## WORK TO BE COMPLETED:
A single number is the answer here: how many lines of the entries contain "with"?

+++

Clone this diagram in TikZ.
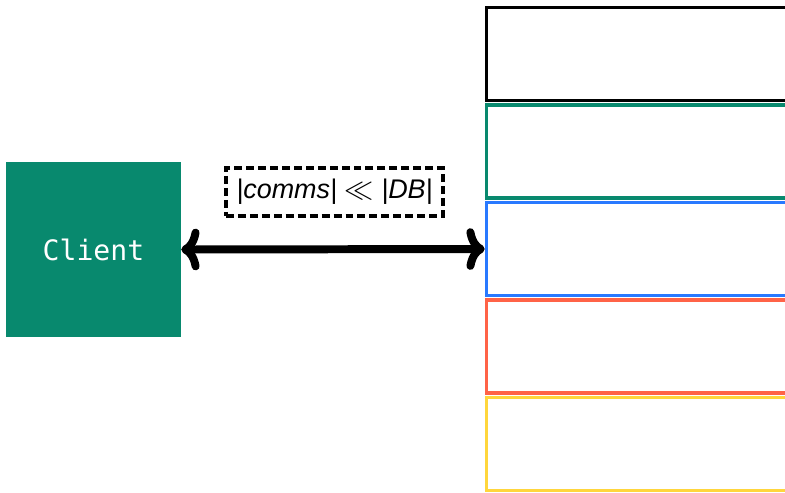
\documentclass[tikz,border=0pt]{standalone}
\usepackage{fontspec}
\usetikzlibrary{arrows.meta}

\newfontfamily\clientfont{DejaVu Sans Mono}
\newfontfamily\labelfont{Liberation Sans}

\definecolor{clientgreen}{RGB}{8,137,110}
\definecolor{shardblue}{RGB}{41,121,255}
\definecolor{shardred}{RGB}{255,99,71}
\definecolor{shardyellow}{RGB}{255,214,60}

\tikzset{
  client/.style={fill=clientgreen, minimum size=5.25cm, inner sep=0pt,
    text=white, font=\clientfont\fontsize{24}{28}\selectfont},
  shard/.style={line width=3pt, minimum width=9.9cm, minimum height=2.79cm,
    inner sep=0pt},
  commslabel/.style={draw, dashed, line width=3pt, dash pattern=on 6.8pt off 3.4pt,
    minimum width=6.51cm, minimum height=1.44cm,
    font=\labelfont\fontsize{23}{26}\selectfont\itshape},
  bothways/.style={line width=6.8pt,
    {Computer Modern Rightarrow[length=0.55cm, width=1.25cm, round]}-{Computer Modern Rightarrow[length=0.55cm, width=1.25cm, round]}},
}

\begin{document}
\begin{tikzpicture}[x=0.03cm, y=-0.03cm]
  \clip (0,0) rectangle (785,492);
  \useasboundingbox (0,0) rectangle (785,492);

  \node[client] (client) at (93.5,249.5) {Client};

  % stack of database shards, running off the right edge
  \foreach \col [count=\i from 0] in {black,clientgreen,shardblue,shardred,shardyellow}
    \node[shard, draw=\col] (shard\i) at (651.5,{54+97.5*\i}) {};

  \draw[bothways] (client.east) -- (shard2.west);
  \node[commslabel] (comms) at (334.5,192) {|comms| $\ll$ |DB|};
\end{tikzpicture}
\end{document}
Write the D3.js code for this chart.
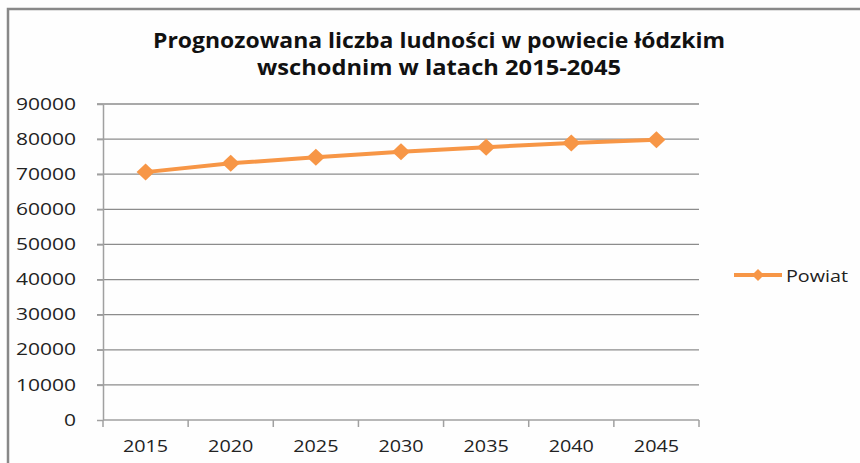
<!DOCTYPE html>
<html>
<head>
<meta charset="utf-8">
<script src="https://d3js.org/d3.v7.min.js"></script>
<style>
  body { margin: 0; background: #fff; }
  text { font-family: "Open Sans", "DejaVu Sans", sans-serif; }
  .grid line { stroke: #8c8c8c; stroke-width: 1.3px; }
  .axis path, .axis line { stroke: #a0a0a0; stroke-width: 1.5px; }
</style>
</head>
<body>
<svg id="chart" width="860" height="463"></svg>
<script>
// chart data
const years = ["2015", "2020", "2025", "2030", "2035", "2040", "2045"];
const population = [70600, 73100, 74800, 76400, 77700, 78900, 79800];
const yTicks = [0, 10000, 20000, 30000, 40000, 50000, 60000, 70000, 80000, 90000];
const seriesName = "Powiat";
const titleLines = ["Prognozowana liczba ludności w powiecie łódzkim", "wschodnim w latach 2015-2045"];

const svg = d3.select("#chart");
const orange = "#f79646";
const textCol = "#222";

// the source picture is stretched sideways, so text gets a fixed width per glyph
const stretch = (sel, perChar) => sel.attr("textLength", d => String(d).length * perChar)
                                     .attr("lengthAdjust", "spacingAndGlyphs");

// frame around the chart
svg.append("rect").attr("width", 860).attr("height", 463).attr("fill", "#fefefe");
svg.append("path").attr("d", "M8,463 V9 H860")
   .attr("fill", "none").attr("stroke", "#888").attr("stroke-width", 2.5);

const plot = { left: 103, right: 699, top: 104, bottom: 420 };

const x = d3.scaleBand().domain(years).range([plot.left, plot.right]);
const y = d3.scaleLinear().domain([0, 90000]).range([plot.bottom, plot.top]);

// gridlines
svg.append("g").attr("class", "grid")
   .selectAll("line").data(yTicks.filter(d => d > 0)).join("line")
   .attr("x1", plot.left - 6).attr("x2", plot.right)
   .attr("y1", d => y(d)).attr("y2", d => y(d));

// y axis
const yAxis = svg.append("g").attr("class", "axis")
   .attr("transform", `translate(${plot.left},0)`)
   .call(d3.axisLeft(y).tickValues(yTicks).tickFormat(d3.format("d"))
           .tickSize(6).tickSizeOuter(0).tickPadding(21));
yAxis.selectAll("text").attr("font-size", 16).attr("fill", textCol)
     .call(stretch, 12);

// x axis with ticks on band edges
const xAxis = svg.append("g").attr("class", "axis")
   .attr("transform", `translate(0,${plot.bottom})`);
xAxis.append("line").attr("x1", plot.left).attr("x2", plot.right);
xAxis.selectAll("line.tk").data(d3.range(years.length + 1)).join("line").attr("class", "tk")
   .attr("x1", i => plot.left + i * x.step()).attr("x2", i => plot.left + i * x.step())
   .attr("y1", 0).attr("y2", 7);
xAxis.selectAll("text").data(years).join("text")
   .attr("x", d => x(d) + x.bandwidth() / 2).attr("y", 32)
   .attr("text-anchor", "middle").attr("font-size", 16).attr("fill", textCol)
   .text(d => d)
   .call(stretch, 11.3);

// series
const pts = years.map((d, i) => ({ year: d, value: population[i] }));
const cx = d => x(d.year) + x.bandwidth() / 2;
svg.append("path").datum(pts)
   .attr("fill", "none").attr("stroke", orange).attr("stroke-width", 4)
   .attr("d", d3.line().x(cx).y(d => y(d.value)));

const diamond = "M0,-8.5 L9,0 L0,8.5 L-9,0 Z";
svg.selectAll("path.mk").data(pts).join("path").attr("class", "mk")
   .attr("transform", d => `translate(${cx(d)},${y(d.value)})`)
   .attr("d", diamond).attr("fill", orange);

// legend
const lg = svg.append("g").attr("transform", "translate(734,275)");
lg.append("line").attr("x1", 0).attr("x2", 48).attr("stroke", orange).attr("stroke-width", 4);
lg.append("path").attr("d", "M0,-6 L6,0 L0,6 L-6,0 Z").attr("transform", "translate(24,0)").attr("fill", orange);
lg.append("text").datum(seriesName).attr("x", 52).attr("y", 7)
  .attr("font-size", 16).attr("fill", textCol).text(d => d)
  .attr("textLength", 62).attr("lengthAdjust", "spacingAndGlyphs");

// title
const titleWidths = [572, 364];
svg.append("g").selectAll("text").data(titleLines).join("text")
   .attr("x", 439).attr("y", (d, i) => 47.5 + i * 27)
   .attr("text-anchor", "middle").attr("font-size", 20.5).attr("font-weight", "bold")
   .attr("fill", "#111").text(d => d)
   .attr("textLength", (d, i) => titleWidths[i]).attr("lengthAdjust", "spacingAndGlyphs");
</script>
</body>
</html>
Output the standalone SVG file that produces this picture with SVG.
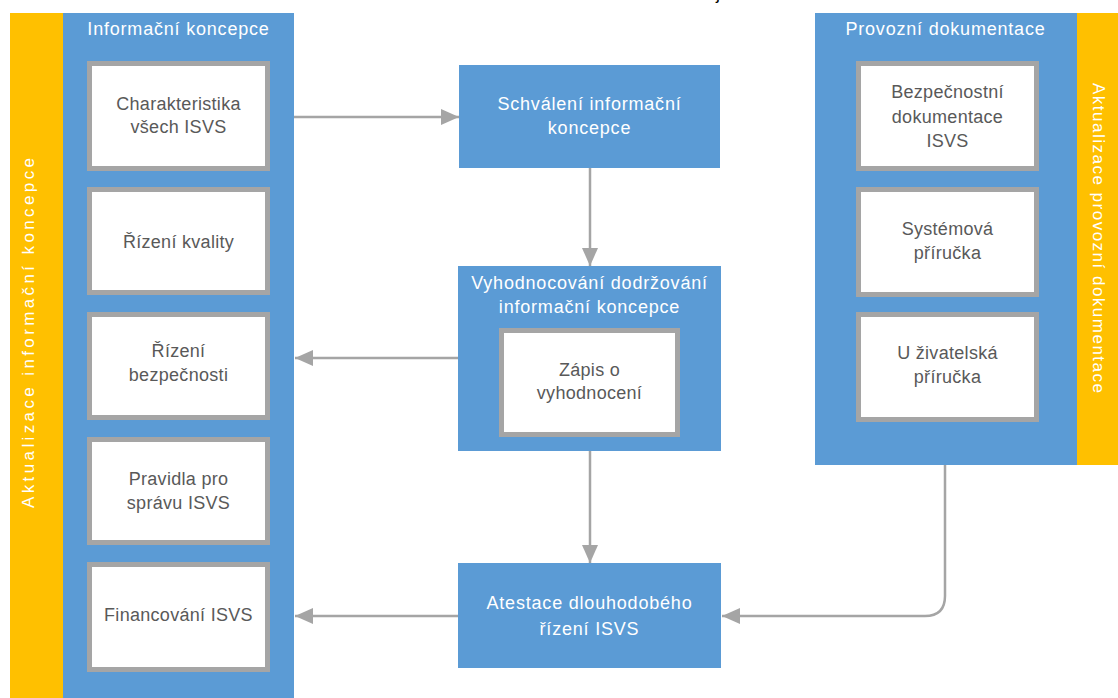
<svg xmlns="http://www.w3.org/2000/svg" width="1118" height="698" viewBox="0 0 1118 698">
  <defs>
    <marker id="arrow" viewBox="0 0 18 16" refX="18" refY="8" markerWidth="18" markerHeight="16" markerUnits="userSpaceOnUse" orient="auto">
      <path d="M0,0 L18,8 L0,16 Z" fill="#a5a5a5"/>
    </marker>
    <style>
      .band { fill: #ffc000; }
      .panel { fill: #5b9bd5; }
      .card { fill: #ffffff; stroke: #a5a5a5; stroke-width: 5; }
      .title { font-family: "Liberation Sans", Arial, sans-serif; font-size: 18px; fill: #ffffff; text-anchor: middle; letter-spacing: 0.8px; }
      .label { font-family: "Liberation Sans", Arial, sans-serif; font-size: 18px; fill: #595959; text-anchor: middle; letter-spacing: 0.3px; }
      .side { font-family: "Liberation Sans", Arial, sans-serif; font-size: 17px; fill: #ffffff; text-anchor: middle; }
      .link { fill: none; stroke: #a5a5a5; stroke-width: 2.5; marker-end: url(#arrow); }
    </style>
  </defs>

  <rect width="1118" height="698" fill="#ffffff"/>

  <!-- clipped descender from the line above -->
  <text x="716" y="-1" font-family="Liberation Sans, Arial, sans-serif" font-size="18" fill="#000000">j</text>

  <!-- left side: information concept -->
  <g id="aktualizace-koncepce">
    <rect class="band" x="10" y="13" width="53" height="685"/>
    <text class="side" transform="translate(34,333) rotate(-90)" textLength="350" lengthAdjust="spacing">Aktualizace informační koncepce</text>
  </g>
  <g id="informacni-koncepce">
    <rect class="panel" x="63" y="13" width="231" height="685"/>
    <text class="title" x="178.5" y="35">Informační  koncepce</text>
  </g>
  <g id="charakteristika">
    <rect class="card" x="89.5" y="63.5" width="178" height="105"/>
    <text class="label" x="178.5" y="110">Charakteristika</text>
    <text class="label" x="178.5" y="133">všech ISVS</text>
  </g>
  <g id="rizeni-kvality">
    <rect class="card" x="89.5" y="189.5" width="178" height="103"/>
    <text class="label" x="178.5" y="248">Řízení kvality</text>
  </g>
  <g id="rizeni-bezpecnosti">
    <rect class="card" x="89.5" y="314.5" width="178" height="103"/>
    <text class="label" x="178.5" y="357">Řízení</text>
    <text class="label" x="178.5" y="381">bezpečnosti</text>
  </g>
  <g id="pravidla">
    <rect class="card" x="89.5" y="439.5" width="178" height="103"/>
    <text class="label" x="178.5" y="485">Pravidla pro</text>
    <text class="label" x="178.5" y="509">správu ISVS</text>
  </g>
  <g id="financovani">
    <rect class="card" x="89.5" y="564.5" width="178" height="105"/>
    <text class="label" x="178.5" y="621">Financování ISVS</text>
  </g>

  <!-- centre column -->
  <g id="schvaleni">
    <rect class="panel" x="459" y="65" width="261" height="103"/>
    <text class="title" x="589.5" y="110">Schválení  informační</text>
    <text class="title" x="589.5" y="134">koncepce</text>
  </g>
  <g id="vyhodnocovani">
    <rect class="panel" x="458" y="266" width="263" height="185"/>
    <text class="title" x="589.5" y="289">Vyhodnocování dodržování</text>
    <text class="title" x="589.5" y="313">informační koncepce</text>
  </g>
  <g id="zapis">
    <rect class="card" x="501.5" y="330.5" width="176" height="104"/>
    <text class="label" x="589.5" y="376">Zápis o</text>
    <text class="label" x="589.5" y="399">vyhodnocení</text>
  </g>
  <g id="atestace">
    <rect class="panel" x="458" y="563" width="263" height="105"/>
    <text class="title" x="589.5" y="609">Atestace dlouhodobého</text>
    <text class="title" x="589.5" y="635">řízení ISVS</text>
  </g>

  <!-- right side: operating documentation -->
  <g id="provozni-dokumentace">
    <rect class="panel" x="815" y="13" width="262" height="452"/>
    <text class="title" x="945.5" y="35">Provozní dokumentace</text>
  </g>
  <g id="aktualizace-dokumentace">
    <rect class="band" x="1077" y="13" width="41" height="452"/>
    <text class="side" transform="translate(1093,238) rotate(90)" textLength="310" lengthAdjust="spacing">Aktualizace provozní dokumentace</text>
  </g>
  <g id="bezpecnostni-dokumentace">
    <rect class="card" x="858.5" y="63.5" width="178" height="105"/>
    <text class="label" x="947.5" y="98">Bezpečnostní</text>
    <text class="label" x="947.5" y="123">dokumentace</text>
    <text class="label" x="947.5" y="147">ISVS</text>
  </g>
  <g id="systemova-prirucka">
    <rect class="card" x="858.5" y="189.5" width="178" height="105"/>
    <text class="label" x="947.5" y="235">Systémová</text>
    <text class="label" x="947.5" y="259">příručka</text>
  </g>
  <g id="uzivatelska-prirucka">
    <rect class="card" x="858.5" y="314.5" width="178" height="105"/>
    <text class="label" x="947.5" y="359">U živatelská</text>
    <text class="label" x="947.5" y="383">příručka</text>
  </g>

  <!-- connectors -->
  <g id="connectors">
    <path class="link" d="M294,117 L459,117"/>
    <path class="link" d="M590,168 L590,266"/>
    <path class="link" d="M458,358 L295,358"/>
    <path class="link" d="M590,451 L590,563"/>
    <path class="link" d="M458,616 L295,616"/>
    <path class="link" d="M945,465 L945,596 Q945,616 925,616 L722,616"/>
  </g>
</svg>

+++

## RESPONSE:
2